# What kind of dogs can play along with cockapoo



## Toffee

I would like to get another puppy for my toffee to play along with! I don't Wang him to be alone while I'm not home! Just want to find a playmate with toffee! But I don't want to get one more cockapoo! So I'm just wondering what kind of dogs can cockapoo play along with! That they won't fight each other! Any suggestion?


----------



## kendal

any dog can fight with any dog. what breeds interest you. do you want a bigger or smaller dog, long or short hair, do you want a dog with am easy to antain coat, do yoj ant a girl pr boy.
you will have teathing problems just like wigh childeren who get a new baby brother or sister, o know someone who got a new puppy and it was months before the older one accepted the new pup, now they are the best of friedns.

my lot play with GSDs, staffies, dalmations, collies, terriers etc so it doent real mater what breed will get on it mor what you want. i kow people with cockapoos who have boxers, winmanaras, tibeten terriers, cocker spainals, labradoodals etc, get your self a beed book and have a look and see if any breed would fit in ur life stile better. 

good luck.


----------



## gsmit

What you should look into is what other dog breed is good with other dogs. Cockapoos play well with almost any other dog. My cockapoos best friends are a 55 pound pitbull and a 100 lb chocolate lab. 

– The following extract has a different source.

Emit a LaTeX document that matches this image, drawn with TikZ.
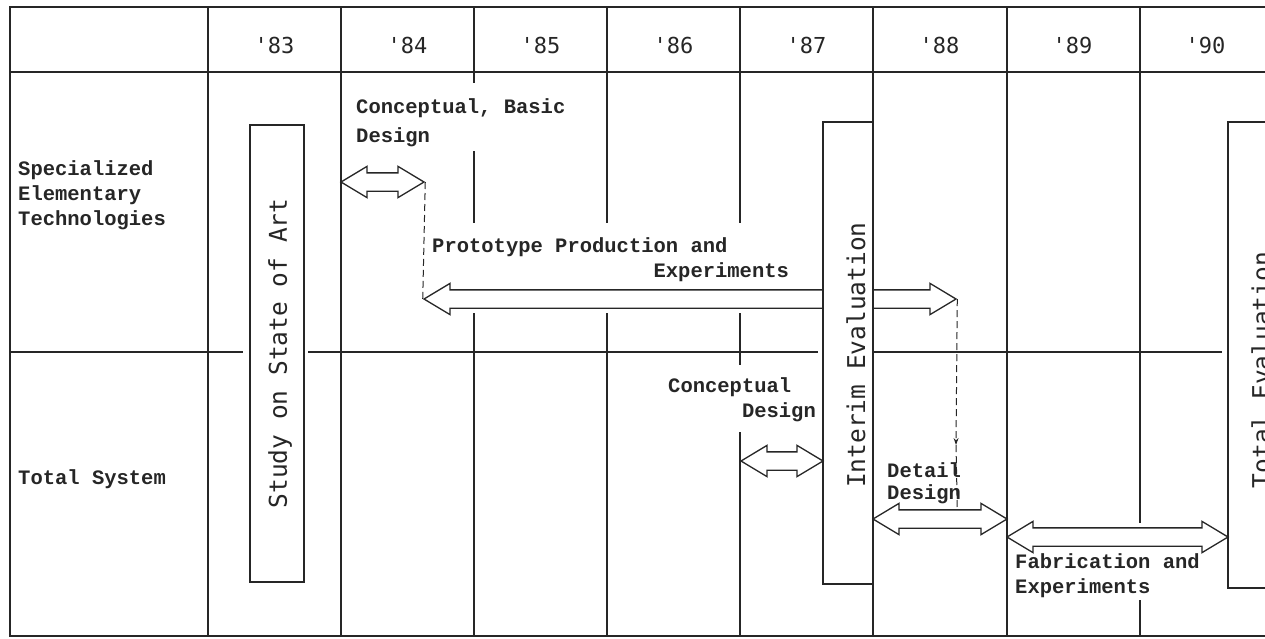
\documentclass[tikz,border=0pt]{standalone}
\usepackage{fontspec}
\setmainfont{Liberation Serif}
\newfontfamily\typew{Liberation Mono}
\newfontfamily\gothic{DejaVu Sans Mono}
\usetikzlibrary{shapes.arrows,arrows.meta,positioning}

\begin{document}
\begin{tikzpicture}[x=1pt, y=-1pt,
    grid/.style={line width=1.3pt, black!85},
    yr/.style={font=\gothic\fontsize{22}{26}\selectfont, text=black!85},
    lab/.style={font=\typew\bfseries\fontsize{20.5}{25}\selectfont, align=left,
                anchor=west, inner sep=2pt, text=black!85},
    box/.style={draw=black!85, line width=1.3pt, fill=white, inner sep=0pt},
    vlab/.style={font=\gothic\fontsize{24.5}{28}\selectfont, rotate=90, inner sep=0pt, text=black!85},
    dbl/.style={double arrow, draw=black!85, fill=white, line width=1.3pt,
                inner xsep=0pt, inner ysep=8.5pt, double arrow head extend=6.5pt,
                double arrow tip angle=62},
    lead/.style={black!85, line width=1pt, dash pattern=on 7pt off 4pt}]
  \useasboundingbox (0,0) rectangle (1265,638);
  \clip (0,0) rectangle (1265,638);

  % frame and rows
  \draw[grid] (1265,7) -- (10,7) -- (10,636) -- (1265,636);
  \draw[grid] (10,72) -- (1265,72);
  \draw[grid] (10,352) -- (243,352);
  \draw[grid] (308,352) -- (818,352);
  \draw[grid] (874,352) -- (1222,352);
  % year columns, broken where labels and arrows pass
  \foreach \x/\ya/\yb in {208/7/636, 341/7/636, 474/7/83, 474/151/223, 474/313/636,
      607/7/223, 607/313/636, 740/7/223, 740/313/365, 740/432/636,
      873/7/636, 1007/7/636, 1140/7/523, 1140/600/636}
    \draw[grid] (\x,\ya) -- (\x,\yb);

  % years
  \foreach \yy [count=\i from 0] in {83,84,85,86,87,88,89,90}
    \node[yr] (y\yy) at (274.5+133*\i,45) {'\yy};

  % row heads
  \node[lab] (rowSET) at (16,195) {Specialized\\Elementary\\Technologies};
  \node[lab] (rowTS) at (16,479) {Total System};

  % prototype arrow runs behind the interim box
  \node[dbl, minimum height=532pt] (a2) at (690,299) {};

  % evaluation boxes
  \node[box, minimum width=54pt, minimum height=457pt] (study) at (277,353.5) {};
  \node[vlab] (tStudy) at (280,353.5) {Study on State of Art};
  \node[box, minimum width=50pt, minimum height=462pt] (interim) at (848,353) {};
  \node[vlab] (tInterim) at (856,355) {Interim Evaluation};
  \node[box, minimum width=50pt, minimum height=466pt] (total) at (1253,355) {};
  \node[vlab] (tTotal) at (1261,370) {Total Evaluation};

  % activity arrows
  \node[dbl, minimum height=83pt] (a1) at (382.5,182) {};
  \node[dbl, minimum height=82pt] (a3) at (782,461) {};
  \node[dbl, minimum height=134pt] (a4) at (940,519) {};
  \node[dbl, minimum height=221pt] (a5) at (1117.5,537) {};

  % activity labels
  \node[lab] (lBasic) at (354,123) {Conceptual, Basic\\[4pt]Design};
  \node[lab] (lProto) at (430,259.5) {Prototype Production and\\\phantom{Prototype Producti}Experiments};
  \node[lab] (lConc) at (666,399.5) {Conceptual\\\phantom{Concep}Design};
  \node[lab] (lDetail) at (885,483) {Detail\\[-3pt]Design};
  \node[lab] (lFab) at (1013,576) {Fabrication and\\Experiments};

  % leads from one stage to the next
  \coordinate (dtip) at (956,445);
  \draw[lead] (a1.east) -- (a2.west);
  \draw[lead, -{Stealth[length=7pt, width=5pt]}] (a2.east) -- (dtip);
  \draw[lead] (dtip) -- (a2.east |- a4.north);
\end{tikzpicture}
\end{document}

Some dogs do not get along with other dogs, so look into that first.


----------



## Jesarie

I myself have been thinking about getting Axle a brother. He loves other dogs and I am sure he would love the companionship.


----------



## parapluie

I agree with the previous postings, it completely depends on the dog. Also, a good thing to keep in mind is that just because it is a big or little dog doesn't mean he or she will get along with him or her better... they all have such different personalities it's just about getting the right match, and also getting them to know each other


----------



## emandbri

Our dog, Chuck, plays well with my parents' Jack Russell Terrier. I'm curious why not another cockapoo?


----------



## Stupidmia

My Cockapoo is best friends with her sister Bailey (black labrador)....she bites her ears and jumps all over Bailey and Bailey loves it.


----------



## sg12wolves

We are in the same dilemma. Rosie plays well with small and medium dogs one on one. But here of late if a medium and a large dog are running with each other near/around her she will freeze. My husband is wanting to get a medium/large breed; he is currently looking at a boxer; but I am concerned that she will problems even if we get it as a puppy. Would it be better to get another small breed or should she be fine with it as it grows?


----------



## arlo

This is quite an old post but obviously a reoccurring concern. I don't think size as such matters as if as you say they are introduced as a puppy. Four members of my family have boxers and we look after one of them regularly, he is adorable and a cuddle slobber monster, but to strong for mine to play with, but my sister has a border terrier with her boxer and he gives as good as he gets One thing with boxers is a lot of other dogs hate them and it could have a knock on effect on your poo? Good luck with your decision what a lovely dilemma to have, good luck.


----------



## SnowWa

My cockapoo has a cat that he plays with constantly -- and I do mean constantly. He will also play with any dog he is every around. One of his favorite friends is a Shetland Sheep dog that he has played with since he was a puppy (much larger than he is). And another of his best friends is a Maltese... very small. So --- get almost dog that you would like to have. I'm sure your cockapoo will soon be fast friends with it. Make sure the other dog feels the same way.


----------



## erinafare

My two get along with dogs similar size to them very well. They are ok with larger dogs if introduced properly they don't like larger dogs running up to them suddenly. The only dogs they shy away from are pugs and boxers they don't like the noise they make breathing.


----------